■ STATED EXERCISE
Quote the data exactly, first line to the line containing "(s4) at (1052,245)", with no pictures.

-- start AVAILABLE DATA --

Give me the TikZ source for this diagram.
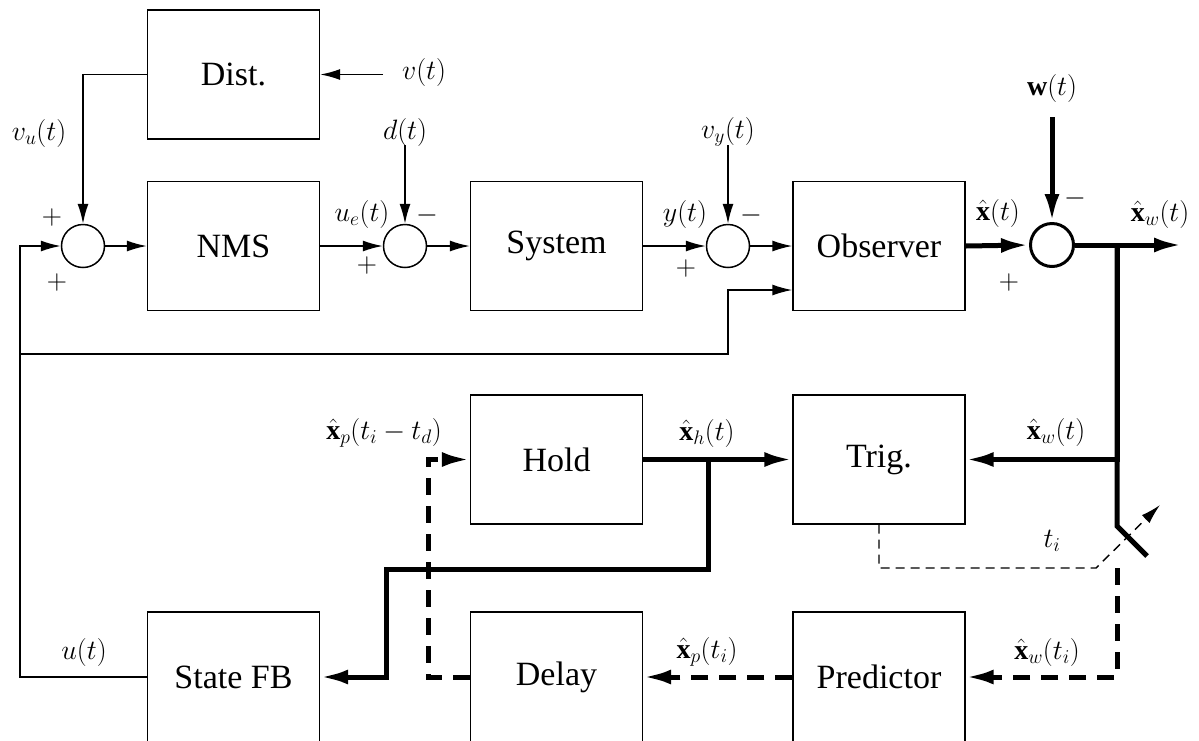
\RequirePackage{fix-cm}
\documentclass[tikz,border=0pt]{standalone}
\usepackage{fontspec}
\setmainfont{Liberation Serif}
\usetikzlibrary{arrows.meta}
\begin{document}
\begin{tikzpicture}[x=1pt,y=-1pt,
  blk/.style={draw,line width=1.4pt,minimum width=172pt,minimum height=129pt,inner sep=0pt,font=\fontsize{34}{40}\selectfont},
  sumc/.style={draw,circle,line width=1.5pt,minimum size=43pt,inner sep=0pt},
  sumk/.style={draw,circle,line width=3pt,minimum size=43pt,inner sep=0pt},
  lbl/.style={inner sep=0pt,font=\fontsize{28}{34}\selectfont},
  ln/.style={line width=1.5pt},
  tk/.style={line width=5pt},
  tda/.style={line width=5pt,dash pattern=on 17pt off 11pt},
  tdn/.style={line width=1.4pt,dash pattern=on 9pt off 6pt},
  ar/.style={-{Latex[length=20pt,width=11pt]}},
  tar/.style={-{Latex[length=28pt,width=15pt]}},
]
\useasboundingbox (0,0) rectangle (1199,740);
\clip (0,0) rectangle (1199,740);

% blocks
\node[blk] (dist) at (233.5,74.5) {Dist.};
\node[blk] (nms) at (233.5,246) {NMS};
\node[blk] (sys) at (556.5,246) {System};
\node[blk] (obs) at (879,246) {Observer};
\node[blk] (hold) at (556.5,459.5) {Hold};
\node[blk] (trig) at (879,459.5) {Trig.};
\node[blk,minimum height=130pt] (sfb) at (233.5,677) {State FB};
\node[blk,minimum height=130pt] (dly) at (556.5,677) {Delay};
\node[blk,minimum height=130pt] (prd) at (879,677) {Predictor};

% summing junctions
\node[sumc] (s1) at (83,246) {};
\node[sumc] (s2) at (405,246) {};
\node[sumc] (s3) at (728,246) {};
\node[sumk] (s4) at (1052,245) {};

% free ends and bends
\coordinate (vin) at (383,74.5);
\coordinate (din) at (405,145);
\coordinate (vyin) at (728,145);
\coordinate (win) at (1052,117);
\coordinate (out) at (1182,245);
\coordinate (fbx) at (20,354);
\coordinate (obx) at (728,354);
\coordinate (br) at (1117,245);
\coordinate (sw) at (1117,526);
\coordinate (swe) at (1147,556);
\coordinate (swd) at (1117,568);
\coordinate (ta) at (1096,568);
\coordinate (tb) at (1160,505);
\coordinate (hb) at (708,459.5);
\coordinate (hc) at (708,569);
\coordinate (hd) at (386,569);
\coordinate (dl) at (428,459.5);

% thin signal lines
\draw[ln,ar] (vin) -- (dist.east);
\draw[ln,ar] (dist.west) -| (s1.north);
\draw[ln,ar] (s1.east) -- (nms.west);
\draw[ln,ar] (nms.east) -- (s2.west);
\draw[ln,ar] (din) -- (s2.north);
\draw[ln,ar] (s2.east) -- (sys.west);
\draw[ln,ar] (sys.east) -- (s3.west);
\draw[ln,ar] (vyin) -- (s3.north);
\draw[ln,ar] (s3.east) -- (obs.west);
\draw[ln,ar] (sfb.west) -| (fbx) |- (s1.west);
\draw[ln,ar] (fbx) -- (obx) |- ([yshift=-44pt]obs.west);

% thick lines
\draw[tk,tar] (obs.east) -- (s4.west);
\draw[tk,tar] (win) -- (s4.north);
\draw[tk,tar] (s4.east) -- (out);
\draw[tk,tar] (br) |- (trig.east);
\draw[tk,line join=miter] (br) -- (sw) -- (swe);
\draw[tk,tar] (hold.east) -- (trig.west);
\draw[tk,tar] (hb) -- (hc) -- (hd) |- (sfb.east);

% dashed lines
\draw[tdn,ar] (trig.south) |- (ta) -- (tb);
\draw[tda,tar] (swd) |- (prd.east);
\draw[tda,tar] (prd.west) -- (dly.east);
\draw[tda,tar] (dly.west) -| (dl) -- (hold.west);

% labels
\node[lbl] (l1) at (424,72) {$v(t)$};
\node[lbl] (l2) at (39,133) {$v_u(t)$};
\node[lbl] (l3) at (52,217) {$+$};
\node[lbl] (l4) at (57,282) {$+$};
\node[lbl] (l5) at (405,132) {$d(t)$};
\node[lbl] (l6) at (362,214) {$u_e(t)$};
\node[lbl] (l7) at (427,215) {$-$};
\node[lbl] (l8) at (367,265) {$+$};
\node[lbl] (l9) at (685,214) {$y(t)$};
\node[lbl] (l10) at (728,132) {$v_y(t)$};
\node[lbl] (l11) at (751,215) {$-$};
\node[lbl] (l12) at (686,268) {$+$};
\node[lbl] (l13) at (998,213) {$\hat{\mathbf{x}}(t)$};
\node[lbl] (l14) at (1052,88) {$\mathbf{w}(t)$};
\node[lbl] (l15) at (1075,198) {$-$};
\node[lbl] (l16) at (1009,282) {$+$};
\node[lbl] (l17) at (1160,214) {$\hat{\mathbf{x}}_w(t)$};
\node[lbl] (l18) at (1056,432) {$\hat{\mathbf{x}}_w(t)$};
\node[lbl] (l19) at (707,433) {$\hat{\mathbf{x}}_h(t)$};
\node[lbl] (l20) at (384,433) {$\hat{\mathbf{x}}_p(t_i-t_d)$};
\node[lbl] (l21) at (1052,541) {$t_i$};
\node[lbl] (l22) at (84,652) {$u(t)$};
\node[lbl] (l23) at (707,652) {$\hat{\mathbf{x}}_p(t_i)$};
\node[lbl] (l24) at (1047,652) {$\hat{\mathbf{x}}_w(t_i)$};
\end{tikzpicture}
\end{document}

-- end AVAILABLE DATA --

■ TASK OUTPUT
Give me the TikZ source for this diagram.
\RequirePackage{fix-cm}
\documentclass[tikz,border=0pt]{standalone}
\usepackage{fontspec}
\setmainfont{Liberation Serif}
\usetikzlibrary{arrows.meta}
\begin{document}
\begin{tikzpicture}[x=1pt,y=-1pt,
  blk/.style={draw,line width=1.4pt,minimum width=172pt,minimum height=129pt,inner sep=0pt,font=\fontsize{34}{40}\selectfont},
  sumc/.style={draw,circle,line width=1.5pt,minimum size=43pt,inner sep=0pt},
  sumk/.style={draw,circle,line width=3pt,minimum size=43pt,inner sep=0pt},
  lbl/.style={inner sep=0pt,font=\fontsize{28}{34}\selectfont},
  ln/.style={line width=1.5pt},
  tk/.style={line width=5pt},
  tda/.style={line width=5pt,dash pattern=on 17pt off 11pt},
  tdn/.style={line width=1.4pt,dash pattern=on 9pt off 6pt},
  ar/.style={-{Latex[length=20pt,width=11pt]}},
  tar/.style={-{Latex[length=28pt,width=15pt]}},
]
\useasboundingbox (0,0) rectangle (1199,740);
\clip (0,0) rectangle (1199,740);

% blocks
\node[blk] (dist) at (233.5,74.5) {Dist.};
\node[blk] (nms) at (233.5,246) {NMS};
\node[blk] (sys) at (556.5,246) {System};
\node[blk] (obs) at (879,246) {Observer};
\node[blk] (hold) at (556.5,459.5) {Hold};
\node[blk] (trig) at (879,459.5) {Trig.};
\node[blk,minimum height=130pt] (sfb) at (233.5,677) {State FB};
\node[blk,minimum height=130pt] (dly) at (556.5,677) {Delay};
\node[blk,minimum height=130pt] (prd) at (879,677) {Predictor};

% summing junctions
\node[sumc] (s1) at (83,246) {};
\node[sumc] (s2) at (405,246) {};
\node[sumc] (s3) at (728,246) {};
\node[sumk] (s4) at (1052,245) {};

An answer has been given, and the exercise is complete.